What you are asked to do: Copy each line in which the string "Clone" occurs.

Data records:
-- Start --
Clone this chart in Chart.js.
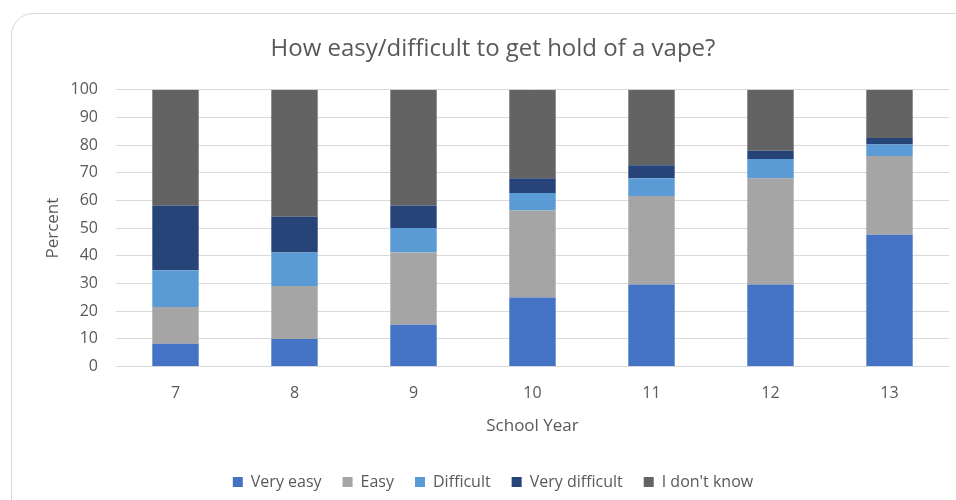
-- End --
-- Start --
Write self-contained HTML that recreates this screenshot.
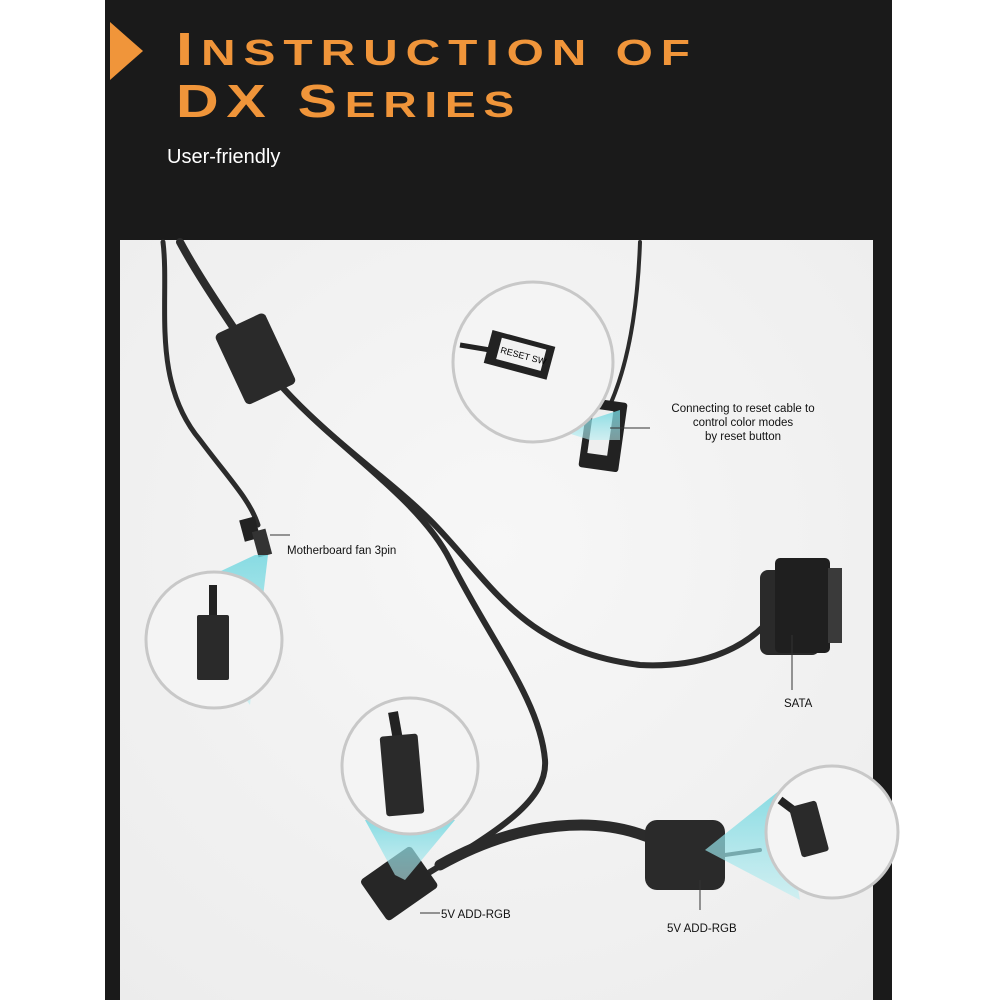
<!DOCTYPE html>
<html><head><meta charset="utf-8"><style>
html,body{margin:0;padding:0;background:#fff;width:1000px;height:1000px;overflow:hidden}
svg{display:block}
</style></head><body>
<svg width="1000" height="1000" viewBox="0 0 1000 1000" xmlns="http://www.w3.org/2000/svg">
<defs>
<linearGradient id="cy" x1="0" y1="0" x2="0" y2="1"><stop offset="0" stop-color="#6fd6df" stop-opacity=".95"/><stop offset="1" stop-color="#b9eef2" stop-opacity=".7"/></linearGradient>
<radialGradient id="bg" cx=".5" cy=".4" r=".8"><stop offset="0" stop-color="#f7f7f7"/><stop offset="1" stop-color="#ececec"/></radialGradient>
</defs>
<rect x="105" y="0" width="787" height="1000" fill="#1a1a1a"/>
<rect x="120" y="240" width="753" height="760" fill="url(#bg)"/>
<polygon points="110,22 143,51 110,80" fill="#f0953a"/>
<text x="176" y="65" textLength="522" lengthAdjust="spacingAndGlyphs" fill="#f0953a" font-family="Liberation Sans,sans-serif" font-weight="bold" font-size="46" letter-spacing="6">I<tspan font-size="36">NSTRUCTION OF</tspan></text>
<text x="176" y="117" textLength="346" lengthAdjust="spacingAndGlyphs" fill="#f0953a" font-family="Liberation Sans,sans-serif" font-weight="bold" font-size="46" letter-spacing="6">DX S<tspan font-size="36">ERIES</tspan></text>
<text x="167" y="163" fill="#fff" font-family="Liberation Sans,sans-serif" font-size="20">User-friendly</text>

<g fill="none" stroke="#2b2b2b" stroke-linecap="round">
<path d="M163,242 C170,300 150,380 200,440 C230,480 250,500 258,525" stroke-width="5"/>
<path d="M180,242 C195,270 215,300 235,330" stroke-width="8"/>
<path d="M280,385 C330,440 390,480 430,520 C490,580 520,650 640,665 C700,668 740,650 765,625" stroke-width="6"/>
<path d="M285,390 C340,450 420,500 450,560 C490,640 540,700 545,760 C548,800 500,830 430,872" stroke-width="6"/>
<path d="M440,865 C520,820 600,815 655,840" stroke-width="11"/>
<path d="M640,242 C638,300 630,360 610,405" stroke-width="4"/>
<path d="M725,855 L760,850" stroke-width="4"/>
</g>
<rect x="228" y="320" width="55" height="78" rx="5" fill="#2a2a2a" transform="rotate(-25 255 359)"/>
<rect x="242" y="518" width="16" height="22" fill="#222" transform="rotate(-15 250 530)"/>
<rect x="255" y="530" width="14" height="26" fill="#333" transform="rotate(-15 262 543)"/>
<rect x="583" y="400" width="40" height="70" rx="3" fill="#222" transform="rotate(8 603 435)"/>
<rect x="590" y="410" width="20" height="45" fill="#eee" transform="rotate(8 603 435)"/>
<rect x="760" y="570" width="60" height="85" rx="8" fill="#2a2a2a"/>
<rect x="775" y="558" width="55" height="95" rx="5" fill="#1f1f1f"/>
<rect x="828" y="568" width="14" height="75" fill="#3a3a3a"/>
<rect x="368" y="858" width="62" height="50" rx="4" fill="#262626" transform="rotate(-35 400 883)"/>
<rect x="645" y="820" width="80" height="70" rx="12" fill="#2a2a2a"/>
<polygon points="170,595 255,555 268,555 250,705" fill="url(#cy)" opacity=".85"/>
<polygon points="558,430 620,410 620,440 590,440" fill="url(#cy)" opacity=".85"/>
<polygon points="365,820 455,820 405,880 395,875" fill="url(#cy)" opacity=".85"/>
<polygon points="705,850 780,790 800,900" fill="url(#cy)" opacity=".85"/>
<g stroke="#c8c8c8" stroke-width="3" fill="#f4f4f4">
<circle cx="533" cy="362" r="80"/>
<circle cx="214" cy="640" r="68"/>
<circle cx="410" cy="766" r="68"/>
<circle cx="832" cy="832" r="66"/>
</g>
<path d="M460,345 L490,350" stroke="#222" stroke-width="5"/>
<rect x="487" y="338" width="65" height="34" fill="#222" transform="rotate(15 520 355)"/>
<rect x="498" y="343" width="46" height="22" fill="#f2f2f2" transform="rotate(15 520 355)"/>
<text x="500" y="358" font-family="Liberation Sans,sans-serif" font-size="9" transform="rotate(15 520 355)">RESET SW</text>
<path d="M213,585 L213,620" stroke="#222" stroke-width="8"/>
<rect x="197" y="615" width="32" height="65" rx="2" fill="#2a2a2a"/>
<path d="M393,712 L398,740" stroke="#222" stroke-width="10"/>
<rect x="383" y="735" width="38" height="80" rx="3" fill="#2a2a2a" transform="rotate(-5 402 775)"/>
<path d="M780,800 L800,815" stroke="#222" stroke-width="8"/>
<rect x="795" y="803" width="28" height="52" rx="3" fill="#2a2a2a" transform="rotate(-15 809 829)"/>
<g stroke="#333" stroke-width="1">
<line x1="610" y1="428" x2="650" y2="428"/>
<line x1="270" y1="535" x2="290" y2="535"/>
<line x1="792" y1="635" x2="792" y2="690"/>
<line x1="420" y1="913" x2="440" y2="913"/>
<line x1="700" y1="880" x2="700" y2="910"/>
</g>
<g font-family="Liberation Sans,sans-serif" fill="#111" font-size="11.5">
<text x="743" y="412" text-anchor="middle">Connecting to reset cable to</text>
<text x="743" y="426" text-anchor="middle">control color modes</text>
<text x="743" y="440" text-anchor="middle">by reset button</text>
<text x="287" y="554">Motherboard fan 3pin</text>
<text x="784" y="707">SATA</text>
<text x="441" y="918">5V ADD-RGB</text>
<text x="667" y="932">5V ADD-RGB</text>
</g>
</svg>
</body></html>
-- End --
-- Start --
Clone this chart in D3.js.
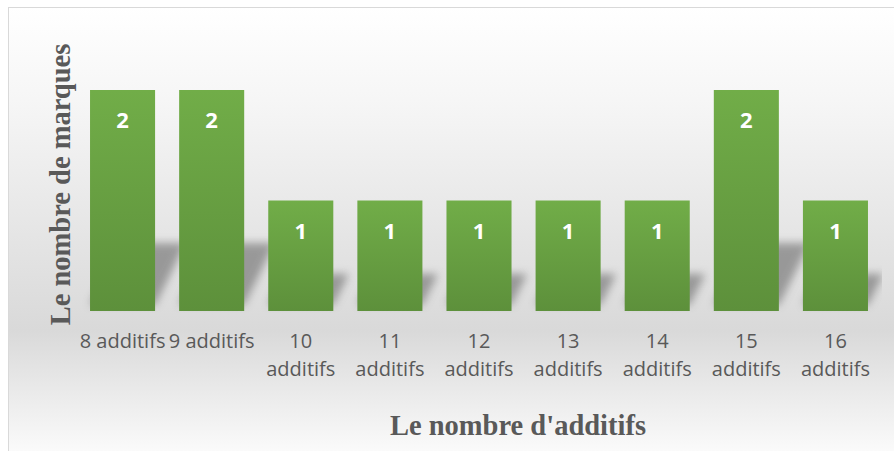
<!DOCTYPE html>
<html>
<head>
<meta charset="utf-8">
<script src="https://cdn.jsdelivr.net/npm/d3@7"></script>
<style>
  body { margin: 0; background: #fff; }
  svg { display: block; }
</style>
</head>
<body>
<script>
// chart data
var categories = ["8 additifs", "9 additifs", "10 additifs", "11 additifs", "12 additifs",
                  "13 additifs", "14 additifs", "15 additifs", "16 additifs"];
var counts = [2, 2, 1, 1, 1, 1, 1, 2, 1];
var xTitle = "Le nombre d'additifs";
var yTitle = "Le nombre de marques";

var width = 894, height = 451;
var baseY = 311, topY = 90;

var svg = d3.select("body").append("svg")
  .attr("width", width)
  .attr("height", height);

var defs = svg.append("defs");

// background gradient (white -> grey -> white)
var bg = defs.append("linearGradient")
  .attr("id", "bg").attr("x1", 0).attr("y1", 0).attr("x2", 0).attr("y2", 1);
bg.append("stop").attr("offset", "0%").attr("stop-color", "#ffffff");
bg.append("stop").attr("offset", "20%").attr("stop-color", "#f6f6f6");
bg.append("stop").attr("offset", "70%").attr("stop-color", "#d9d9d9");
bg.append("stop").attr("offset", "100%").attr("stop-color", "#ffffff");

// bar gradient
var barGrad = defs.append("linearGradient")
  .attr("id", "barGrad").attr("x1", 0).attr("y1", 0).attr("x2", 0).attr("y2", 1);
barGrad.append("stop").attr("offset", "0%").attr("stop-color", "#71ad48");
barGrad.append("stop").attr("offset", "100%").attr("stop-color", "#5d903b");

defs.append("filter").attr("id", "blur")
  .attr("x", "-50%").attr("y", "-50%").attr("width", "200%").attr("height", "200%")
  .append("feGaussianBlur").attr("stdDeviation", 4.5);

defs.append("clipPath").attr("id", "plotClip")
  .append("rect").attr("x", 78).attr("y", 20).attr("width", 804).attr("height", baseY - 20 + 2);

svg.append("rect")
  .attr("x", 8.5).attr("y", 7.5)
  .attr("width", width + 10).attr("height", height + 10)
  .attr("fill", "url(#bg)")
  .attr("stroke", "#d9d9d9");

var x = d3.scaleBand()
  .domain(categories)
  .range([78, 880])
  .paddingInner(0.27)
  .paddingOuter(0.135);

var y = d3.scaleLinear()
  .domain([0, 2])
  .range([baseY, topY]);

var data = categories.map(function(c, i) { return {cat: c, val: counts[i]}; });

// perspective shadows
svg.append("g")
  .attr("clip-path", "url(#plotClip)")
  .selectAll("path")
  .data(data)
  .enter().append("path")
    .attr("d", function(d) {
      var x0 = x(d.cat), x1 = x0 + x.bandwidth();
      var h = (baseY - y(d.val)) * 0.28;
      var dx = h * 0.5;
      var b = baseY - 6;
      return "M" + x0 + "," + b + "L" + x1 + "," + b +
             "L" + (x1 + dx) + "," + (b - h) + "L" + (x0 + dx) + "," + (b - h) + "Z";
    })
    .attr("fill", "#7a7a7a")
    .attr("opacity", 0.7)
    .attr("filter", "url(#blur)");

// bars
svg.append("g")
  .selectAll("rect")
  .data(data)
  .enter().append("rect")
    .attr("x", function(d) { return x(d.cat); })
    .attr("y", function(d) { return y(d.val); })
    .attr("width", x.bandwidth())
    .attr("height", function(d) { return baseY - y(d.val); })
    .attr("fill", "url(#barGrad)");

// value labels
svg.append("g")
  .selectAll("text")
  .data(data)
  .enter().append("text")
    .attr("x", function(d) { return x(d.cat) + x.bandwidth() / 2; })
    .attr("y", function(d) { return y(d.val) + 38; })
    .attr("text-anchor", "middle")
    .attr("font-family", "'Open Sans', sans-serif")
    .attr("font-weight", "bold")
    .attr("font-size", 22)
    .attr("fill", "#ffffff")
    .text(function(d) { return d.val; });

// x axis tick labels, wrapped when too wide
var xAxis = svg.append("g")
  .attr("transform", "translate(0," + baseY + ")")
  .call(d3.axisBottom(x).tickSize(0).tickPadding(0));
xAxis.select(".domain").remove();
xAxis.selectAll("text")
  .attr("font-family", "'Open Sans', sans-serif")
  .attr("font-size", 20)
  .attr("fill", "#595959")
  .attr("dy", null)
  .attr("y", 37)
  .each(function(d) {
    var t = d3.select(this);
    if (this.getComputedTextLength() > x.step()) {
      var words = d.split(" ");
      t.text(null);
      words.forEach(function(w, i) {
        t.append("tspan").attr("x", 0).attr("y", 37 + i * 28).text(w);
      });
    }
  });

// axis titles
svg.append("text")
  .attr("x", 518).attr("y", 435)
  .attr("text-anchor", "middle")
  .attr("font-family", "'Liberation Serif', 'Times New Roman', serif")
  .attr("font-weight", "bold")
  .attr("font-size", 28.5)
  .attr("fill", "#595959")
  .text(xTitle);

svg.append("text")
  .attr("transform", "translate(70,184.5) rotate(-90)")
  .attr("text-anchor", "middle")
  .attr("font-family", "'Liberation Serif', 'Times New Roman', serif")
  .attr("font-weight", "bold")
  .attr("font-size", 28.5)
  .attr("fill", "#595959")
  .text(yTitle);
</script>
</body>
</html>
-- End --
Written response:
Clone this chart in Chart.js.
Clone this chart in D3.js.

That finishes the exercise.